Martha Beck's Five (New) Best Pieces of Advice
By Martha Beck
Feel like your life is out of balance? Get life-coach Martha Beck's personal
rules to live by!
The thing about giving advice for a living is that you start to see it
everywhere. Shakespeare must have been in his self-help phase when he wrote
that there were "tongues in trees, books in the running brooks, / Sermons
in stones." I find life lessons in everything from showering to origami.
Walking my dogs, which I've just done, leaves me bursting with insights. Since
my loved ones have heard far more advice than anyone should have to take, I'm
going to foist this dog-walking wisdom on you.
Life Lesson Number One: You cannot feed a beagle all it wants.

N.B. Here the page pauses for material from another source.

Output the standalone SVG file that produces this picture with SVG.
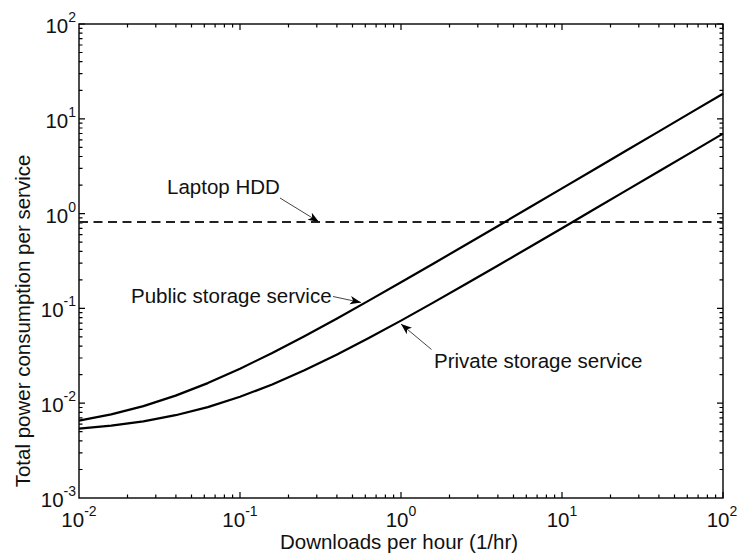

My beagle, Cookie, is wild about the golf course, where desert dog walkers
like me go to avoid cacti. Cookie knows that the course is frequented by a
kindly lady who gives out dog biscuits. This sends him into a warbling tap
dance of anticipatory joy, as he lusts for food the way…well, the way a beagle
lusts for food. There's no hyperbole more extreme than that. Beagles are
genetically wired to be opportunistic eaters. This is why Cookie, at 14, is
basically a manatee with paws. He invariably finds more calories than he
exercises away.
Sure enough, Cookie sees the Biscuit Lady! He heads toward her at a breakneck
waddle, begging. "Please, missus!" he pleads, in the tremulous voice of
a fat Dickensian orphan, "please, anything…" Biscuit Lady tosses him a
treat, hoping to satisfy him. Dream on. I've seen Cookie inhale a pound cake
the size of his own torso and swear with his next breath that he's never, ever
been fed. He simply cannot be satisfied.
Remind you of anyone?
There are among us people I call human beagles. They can't get enough—enough
love, praise, attention, control. Psychologists categorize them as borderline
personalities, narcissists, etc., etc., but all you need to remember is this:
You cannot satiate them. Don't even try.
Human beagles can be identified by a sensation that I think of as drain-strain.
Sometimes it registers slowly, as though you're a maple tree tapped for its
syrup. Sometimes you can feel your energy being cannibalized in great,
horrifying mouthfuls. Either way, drain-strain's signature combination of
exhaustion, aversion, and resentment means you're throwing resources into an
insatiable gullet. It's bad for both you and the human beagles. They can feel
satisfied only by creating an inner supply of happiness and empowerment.
"Feeding" them leaves both of you weaker and hungrier.